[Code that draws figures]
++++++++++

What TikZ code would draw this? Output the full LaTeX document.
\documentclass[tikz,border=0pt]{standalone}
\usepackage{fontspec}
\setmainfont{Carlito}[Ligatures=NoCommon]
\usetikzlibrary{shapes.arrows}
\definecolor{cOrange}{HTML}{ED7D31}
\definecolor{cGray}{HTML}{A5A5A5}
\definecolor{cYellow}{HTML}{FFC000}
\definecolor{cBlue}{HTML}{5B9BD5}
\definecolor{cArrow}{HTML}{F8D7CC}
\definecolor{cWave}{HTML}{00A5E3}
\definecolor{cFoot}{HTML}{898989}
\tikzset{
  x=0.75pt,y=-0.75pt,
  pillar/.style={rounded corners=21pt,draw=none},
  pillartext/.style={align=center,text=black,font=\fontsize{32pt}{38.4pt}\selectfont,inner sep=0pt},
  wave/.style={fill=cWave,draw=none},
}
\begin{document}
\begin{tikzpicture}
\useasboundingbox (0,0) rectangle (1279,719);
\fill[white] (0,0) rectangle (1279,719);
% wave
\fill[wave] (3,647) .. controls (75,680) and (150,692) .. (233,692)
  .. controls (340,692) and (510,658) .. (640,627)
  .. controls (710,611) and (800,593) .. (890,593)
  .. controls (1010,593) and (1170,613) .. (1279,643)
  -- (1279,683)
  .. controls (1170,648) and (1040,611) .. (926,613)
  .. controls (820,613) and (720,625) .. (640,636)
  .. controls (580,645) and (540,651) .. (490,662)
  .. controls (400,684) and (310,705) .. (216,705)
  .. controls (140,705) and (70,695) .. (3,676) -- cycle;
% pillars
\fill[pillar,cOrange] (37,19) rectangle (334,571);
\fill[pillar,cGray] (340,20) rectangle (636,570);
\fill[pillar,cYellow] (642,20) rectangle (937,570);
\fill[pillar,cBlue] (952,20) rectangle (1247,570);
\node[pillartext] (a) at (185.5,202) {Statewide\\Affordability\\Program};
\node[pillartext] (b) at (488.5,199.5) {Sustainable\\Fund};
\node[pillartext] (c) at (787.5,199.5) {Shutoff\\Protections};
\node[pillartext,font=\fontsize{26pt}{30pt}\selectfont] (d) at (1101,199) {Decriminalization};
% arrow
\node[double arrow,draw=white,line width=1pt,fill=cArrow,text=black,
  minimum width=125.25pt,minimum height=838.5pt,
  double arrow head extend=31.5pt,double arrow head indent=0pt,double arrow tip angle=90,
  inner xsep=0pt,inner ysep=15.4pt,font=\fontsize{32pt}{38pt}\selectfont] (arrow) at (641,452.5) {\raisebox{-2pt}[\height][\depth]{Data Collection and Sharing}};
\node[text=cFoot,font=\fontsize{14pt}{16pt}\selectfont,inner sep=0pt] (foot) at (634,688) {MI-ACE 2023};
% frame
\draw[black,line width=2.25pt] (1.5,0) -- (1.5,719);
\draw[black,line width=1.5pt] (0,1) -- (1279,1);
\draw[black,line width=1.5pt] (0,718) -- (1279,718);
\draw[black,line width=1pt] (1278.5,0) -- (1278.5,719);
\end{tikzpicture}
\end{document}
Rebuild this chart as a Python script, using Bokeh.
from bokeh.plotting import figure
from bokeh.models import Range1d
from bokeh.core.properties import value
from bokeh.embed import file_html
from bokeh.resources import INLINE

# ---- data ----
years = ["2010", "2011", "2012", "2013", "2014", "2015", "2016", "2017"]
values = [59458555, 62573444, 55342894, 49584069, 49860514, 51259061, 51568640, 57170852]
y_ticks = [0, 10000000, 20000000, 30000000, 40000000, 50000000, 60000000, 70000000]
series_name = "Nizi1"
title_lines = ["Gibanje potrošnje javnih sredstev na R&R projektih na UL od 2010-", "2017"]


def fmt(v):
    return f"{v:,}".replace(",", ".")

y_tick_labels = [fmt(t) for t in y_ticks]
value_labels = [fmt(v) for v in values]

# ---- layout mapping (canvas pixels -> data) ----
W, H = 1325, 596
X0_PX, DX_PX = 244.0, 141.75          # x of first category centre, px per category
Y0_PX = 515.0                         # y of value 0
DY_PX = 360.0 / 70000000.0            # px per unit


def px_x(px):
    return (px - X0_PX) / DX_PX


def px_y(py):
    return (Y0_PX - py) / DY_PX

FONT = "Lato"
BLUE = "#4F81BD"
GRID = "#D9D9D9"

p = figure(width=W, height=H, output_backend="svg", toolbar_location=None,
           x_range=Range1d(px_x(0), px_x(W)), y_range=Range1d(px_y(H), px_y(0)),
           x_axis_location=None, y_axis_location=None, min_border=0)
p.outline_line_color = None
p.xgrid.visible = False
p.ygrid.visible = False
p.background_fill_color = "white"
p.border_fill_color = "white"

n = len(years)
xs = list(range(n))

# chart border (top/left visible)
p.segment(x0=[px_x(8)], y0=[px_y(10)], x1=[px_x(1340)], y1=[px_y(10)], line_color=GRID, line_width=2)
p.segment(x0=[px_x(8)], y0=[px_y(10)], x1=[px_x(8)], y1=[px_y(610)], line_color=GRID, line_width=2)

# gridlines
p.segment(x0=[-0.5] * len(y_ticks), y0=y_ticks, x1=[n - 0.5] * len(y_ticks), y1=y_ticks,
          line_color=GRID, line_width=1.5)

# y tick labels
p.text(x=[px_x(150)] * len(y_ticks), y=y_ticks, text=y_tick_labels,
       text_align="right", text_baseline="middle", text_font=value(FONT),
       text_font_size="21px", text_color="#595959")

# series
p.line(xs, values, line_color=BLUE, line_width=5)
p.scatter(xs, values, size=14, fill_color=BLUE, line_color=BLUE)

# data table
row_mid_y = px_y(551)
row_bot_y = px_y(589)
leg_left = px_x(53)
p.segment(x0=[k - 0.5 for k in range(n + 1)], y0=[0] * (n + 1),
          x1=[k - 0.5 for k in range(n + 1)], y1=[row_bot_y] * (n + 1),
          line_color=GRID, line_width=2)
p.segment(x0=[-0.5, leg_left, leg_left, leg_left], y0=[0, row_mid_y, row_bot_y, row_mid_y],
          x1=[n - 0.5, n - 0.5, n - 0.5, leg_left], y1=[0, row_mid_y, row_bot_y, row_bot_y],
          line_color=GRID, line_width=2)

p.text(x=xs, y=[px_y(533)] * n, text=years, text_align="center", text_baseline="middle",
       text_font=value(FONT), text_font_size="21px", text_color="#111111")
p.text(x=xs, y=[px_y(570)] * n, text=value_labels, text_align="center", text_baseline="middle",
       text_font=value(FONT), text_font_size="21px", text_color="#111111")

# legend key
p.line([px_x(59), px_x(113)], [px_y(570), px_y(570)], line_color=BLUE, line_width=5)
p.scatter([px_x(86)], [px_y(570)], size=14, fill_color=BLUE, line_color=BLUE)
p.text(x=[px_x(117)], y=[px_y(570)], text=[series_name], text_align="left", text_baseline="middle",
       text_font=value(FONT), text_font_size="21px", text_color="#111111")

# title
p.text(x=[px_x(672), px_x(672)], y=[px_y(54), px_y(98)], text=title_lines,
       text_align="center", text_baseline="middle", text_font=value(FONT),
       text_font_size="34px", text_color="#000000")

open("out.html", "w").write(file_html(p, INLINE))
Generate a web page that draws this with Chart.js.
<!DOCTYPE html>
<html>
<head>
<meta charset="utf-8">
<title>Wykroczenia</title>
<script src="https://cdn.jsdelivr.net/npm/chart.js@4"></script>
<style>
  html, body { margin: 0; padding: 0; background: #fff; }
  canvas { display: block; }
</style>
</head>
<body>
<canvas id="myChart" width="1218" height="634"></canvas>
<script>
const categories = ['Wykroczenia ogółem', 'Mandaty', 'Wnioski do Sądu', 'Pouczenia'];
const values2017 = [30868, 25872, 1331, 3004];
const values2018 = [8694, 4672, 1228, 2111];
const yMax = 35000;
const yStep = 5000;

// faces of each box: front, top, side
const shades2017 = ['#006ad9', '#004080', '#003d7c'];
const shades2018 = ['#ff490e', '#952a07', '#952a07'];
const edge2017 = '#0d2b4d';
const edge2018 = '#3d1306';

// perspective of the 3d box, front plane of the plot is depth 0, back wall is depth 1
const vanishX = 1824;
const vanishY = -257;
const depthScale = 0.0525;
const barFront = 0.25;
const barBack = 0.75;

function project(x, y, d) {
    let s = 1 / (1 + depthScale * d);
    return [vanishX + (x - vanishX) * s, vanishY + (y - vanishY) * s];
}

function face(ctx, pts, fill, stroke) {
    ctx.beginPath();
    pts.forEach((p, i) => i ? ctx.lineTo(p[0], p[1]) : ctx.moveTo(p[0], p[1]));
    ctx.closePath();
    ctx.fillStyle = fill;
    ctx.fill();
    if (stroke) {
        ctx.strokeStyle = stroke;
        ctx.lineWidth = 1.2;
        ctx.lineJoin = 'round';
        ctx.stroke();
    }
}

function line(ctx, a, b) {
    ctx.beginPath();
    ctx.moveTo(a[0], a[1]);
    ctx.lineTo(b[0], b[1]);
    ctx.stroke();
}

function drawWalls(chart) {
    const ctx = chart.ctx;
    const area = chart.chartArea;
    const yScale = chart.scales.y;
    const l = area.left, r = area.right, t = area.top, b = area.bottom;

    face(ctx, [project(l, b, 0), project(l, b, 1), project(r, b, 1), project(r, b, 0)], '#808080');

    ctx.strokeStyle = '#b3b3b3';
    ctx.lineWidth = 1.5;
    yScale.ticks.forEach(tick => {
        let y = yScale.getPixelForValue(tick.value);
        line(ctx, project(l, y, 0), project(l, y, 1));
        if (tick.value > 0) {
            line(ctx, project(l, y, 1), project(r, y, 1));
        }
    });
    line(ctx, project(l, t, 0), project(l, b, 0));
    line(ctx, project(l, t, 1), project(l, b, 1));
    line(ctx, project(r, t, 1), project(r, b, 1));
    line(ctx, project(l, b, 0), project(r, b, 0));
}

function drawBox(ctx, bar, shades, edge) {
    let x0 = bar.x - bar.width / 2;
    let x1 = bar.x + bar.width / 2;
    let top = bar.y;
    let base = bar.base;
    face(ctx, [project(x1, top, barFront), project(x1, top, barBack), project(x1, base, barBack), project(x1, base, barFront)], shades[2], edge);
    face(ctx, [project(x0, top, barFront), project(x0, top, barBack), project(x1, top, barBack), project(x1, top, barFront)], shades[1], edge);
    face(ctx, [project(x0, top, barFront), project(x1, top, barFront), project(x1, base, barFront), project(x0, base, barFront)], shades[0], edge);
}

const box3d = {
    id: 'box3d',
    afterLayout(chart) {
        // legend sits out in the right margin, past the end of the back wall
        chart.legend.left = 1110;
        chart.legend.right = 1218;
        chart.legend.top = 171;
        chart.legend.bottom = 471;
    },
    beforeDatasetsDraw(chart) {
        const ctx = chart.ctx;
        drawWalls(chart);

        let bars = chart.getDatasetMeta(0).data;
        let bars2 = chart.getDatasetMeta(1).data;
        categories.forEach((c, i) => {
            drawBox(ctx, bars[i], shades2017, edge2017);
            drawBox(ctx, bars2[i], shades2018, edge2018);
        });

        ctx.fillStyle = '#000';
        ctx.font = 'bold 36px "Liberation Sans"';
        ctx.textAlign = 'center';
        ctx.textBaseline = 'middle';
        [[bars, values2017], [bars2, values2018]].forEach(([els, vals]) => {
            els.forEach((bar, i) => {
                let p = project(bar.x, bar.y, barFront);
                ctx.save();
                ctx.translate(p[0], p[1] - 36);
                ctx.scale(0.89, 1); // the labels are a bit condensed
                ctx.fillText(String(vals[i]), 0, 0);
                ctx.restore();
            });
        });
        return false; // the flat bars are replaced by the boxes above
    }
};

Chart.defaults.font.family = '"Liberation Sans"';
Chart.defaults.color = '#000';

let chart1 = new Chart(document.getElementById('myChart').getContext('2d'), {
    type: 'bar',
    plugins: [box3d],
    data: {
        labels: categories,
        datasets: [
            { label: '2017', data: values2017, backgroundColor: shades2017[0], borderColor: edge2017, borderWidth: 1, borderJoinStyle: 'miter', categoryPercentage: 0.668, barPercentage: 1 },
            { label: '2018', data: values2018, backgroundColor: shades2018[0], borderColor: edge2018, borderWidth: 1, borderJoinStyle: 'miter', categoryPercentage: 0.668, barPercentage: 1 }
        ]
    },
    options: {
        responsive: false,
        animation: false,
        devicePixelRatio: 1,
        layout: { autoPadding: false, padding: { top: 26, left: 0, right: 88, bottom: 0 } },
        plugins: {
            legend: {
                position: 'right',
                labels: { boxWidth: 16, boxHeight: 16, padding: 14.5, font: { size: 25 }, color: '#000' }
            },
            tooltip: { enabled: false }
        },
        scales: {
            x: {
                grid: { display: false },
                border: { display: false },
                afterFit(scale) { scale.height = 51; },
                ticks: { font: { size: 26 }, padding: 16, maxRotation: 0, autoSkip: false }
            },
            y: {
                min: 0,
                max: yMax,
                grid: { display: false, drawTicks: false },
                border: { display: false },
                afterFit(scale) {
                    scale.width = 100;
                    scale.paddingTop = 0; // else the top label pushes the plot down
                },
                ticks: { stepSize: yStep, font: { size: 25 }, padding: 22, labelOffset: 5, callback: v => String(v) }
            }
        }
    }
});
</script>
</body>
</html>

++++++++++

Gather all lines from the listing above in which "script" occurs.

*CORRECT RESPONSE*.
Rebuild this chart as a Python script, using Bokeh.
<script src="https://cdn.jsdelivr.net/npm/chart.js@4"></script>
<script>
</script>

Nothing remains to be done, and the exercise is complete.